Per Dr. Felton, "As a prosthodontist and a dentist, we must warn people about the risks of not taking care of their teeth. It's time to educate all Americans to do everything possible to keep as many of your adult teeth for as long as possible throughout one's life and as we age as it's cheaper, healthier and possible. Don't think that pulling out healthy teeth will save you problems down the road – it's not true. Keeping your original teeth if they are healthy for as long as you can is the best thing you can do for your oral health and overall wellbeing. If you must lose teeth, get them replaced as quickly as possible and maintain your implants, crowns or dentures to keep your whole mouth healthy."

Board certified prosthodontist and ACP President, Carl F. Driscoll, DMD, FACP, encourages patients to maintain their natural teeth by brushing for two minutes twice a day, flossing once a day and eating a healthy diet. Visiting a dentist for regular cleanings and examinations can stop dental disease in its tracks before it becomes a more serious and expensive problem down the road, he said.

If patients lose their teeth, Dr. Felton recommends that they visit a Prosthodontist to replace their teeth right away. The most common and least expensive tooth-replacement methods are full or partial dentures. Full dentures replace all the teeth by resting on the gums that cover the jawbones. Partial dentures attach to the teeth that are still present and rest on the gums and bone where the teeth are missing, according to the ACP.

For patients who need dentures right away, Prosthodontists can place "immediate dentures," which are temporary and can take about an hour. These dentures are for short-term-use only, and should be replaced with high quality, long-lasting permanent dentures, which can be available in a few days, Dr. Vickers said. In addition, Prosthodontists can use CAD-CAM technology to create virtual digital dentures to replicate existing dentures to streamline the process and are excited about new technology options including 3D printing of dentures recently approved to go to market.

The ACP recommends that patients clean their dentures by hand with a dish washing liquid and a special denture brush every day. After rinsing them thoroughly, soak the dentures in a water-based cleaning solution overnight.

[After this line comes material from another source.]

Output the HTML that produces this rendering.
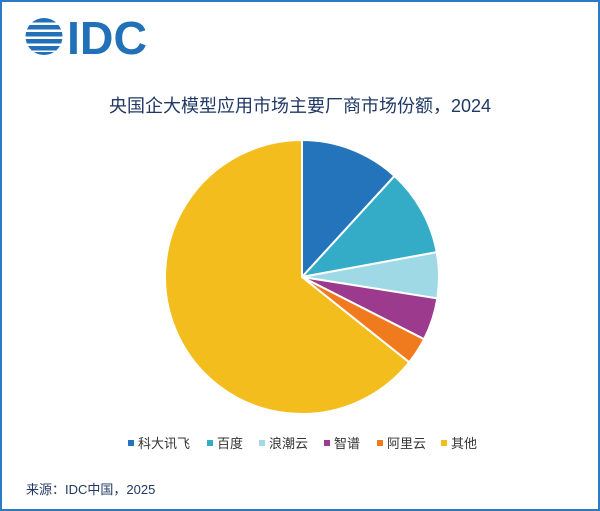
<!DOCTYPE html>
<html><head><meta charset="utf-8"><style>
body{margin:0;width:600px;height:511px;overflow:hidden;background:#fff;font-family:"Liberation Sans","Noto Sans CJK SC",sans-serif}
#frame{position:absolute;left:0;top:0;width:596px;height:507px;border:2px solid #2a7bc4}
</style></head><body>
<div id="frame"></div>
<svg width="600" height="511" style="position:absolute;left:0;top:0">
<g>
 <clipPath id="lc"><circle cx="44" cy="36.5" r="18.5"/></clipPath>
 <g clip-path="url(#lc)" fill="#2271b8">
  <rect x="20" y="18" width="50" height="4.5"/><rect x="20" y="25" width="50" height="4.5"/><rect x="20" y="32" width="50" height="4.5"/><rect x="20" y="39" width="50" height="4.5"/><rect x="20" y="46" width="50" height="4.5"/><rect x="20" y="52" width="50" height="4"/>
 </g>
 <text x="67" y="54" font-size="46" font-weight="bold" fill="#2271b8" font-family="Liberation Sans,sans-serif" textLength="80" lengthAdjust="spacingAndGlyphs">IDC</text>
</g>
<text x="300" y="112" text-anchor="middle" font-size="18" fill="#1f3864">央国企大模型应用市场主要厂商市场份额，2024</text>
<g id="pie"></g>
<g id="legend"></g>
<text x="26" y="494" font-size="13" fill="#1f3864">来源：IDC中国，2025</text>
</svg>
<script>
const categories=["科大讯飞","百度","浪潮云","智谱","阿里云","其他"];
const shares=[11.8,10.3,5.4,5.0,3.2,64.3];
const colors=["#2474bb","#35acc7","#9fd9e6","#9c3a8e","#f07b1f","#f3bd1e"];
const NS="http://www.w3.org/2000/svg";
const cx=302,cy=277,r=137;
const total=shares.reduce((a,b)=>a+b,0);
let a0=0;
const pie=document.getElementById('pie');
function pt(a){return [cx+r*Math.sin(a),cy-r*Math.cos(a)];}
shares.forEach((v,i)=>{
 const a1=a0+v/total*2*Math.PI;
 const p0=pt(a0),p1=pt(a1);
 const p=document.createElementNS(NS,'path');
 p.setAttribute('d',`M${cx},${cy}L${p0[0]},${p0[1]}A${r},${r} 0 ${a1-a0>Math.PI?1:0} 1 ${p1[0]},${p1[1]}Z`);
 p.setAttribute('fill',colors[i]);p.setAttribute('stroke','#fff');p.setAttribute('stroke-width','2');
 
 
 pie.appendChild(p);a0=a1;
});
const lg=document.getElementById('legend');
const lx=[128,207,259,324,377,441];
categories.forEach((c,i)=>{
 const g=document.createElementNS(NS,'g');
 
 
 const s=document.createElementNS(NS,'rect');
 s.setAttribute('x',lx[i]);s.setAttribute('y',440);s.setAttribute('width',6);s.setAttribute('height',6);s.setAttribute('fill',colors[i]);
 const t=document.createElementNS(NS,'text');
 t.setAttribute('x',lx[i]+10);t.setAttribute('y',448);t.setAttribute('font-size','13');t.setAttribute('fill','#333');
 t.textContent=c;
 g.appendChild(s);g.appendChild(t);lg.appendChild(g);
});
</script>
</body></html>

Prosthodontists are specialized dentists with advanced training in oral health issues, who are committed to improving patient outcomes. From implants, crowns, veneers and tooth whitening, to full-mouth reconstruction, Prosthodontists specialize in digital dentistry, CAD/CAM, and cosmetic dentistry solutions. The ACP is the only Prosthodontic specialty organization whose membership is based solely on education credentials. ACP members must be in or have completed an ADA-accredited advanced education program in Prosthodontics.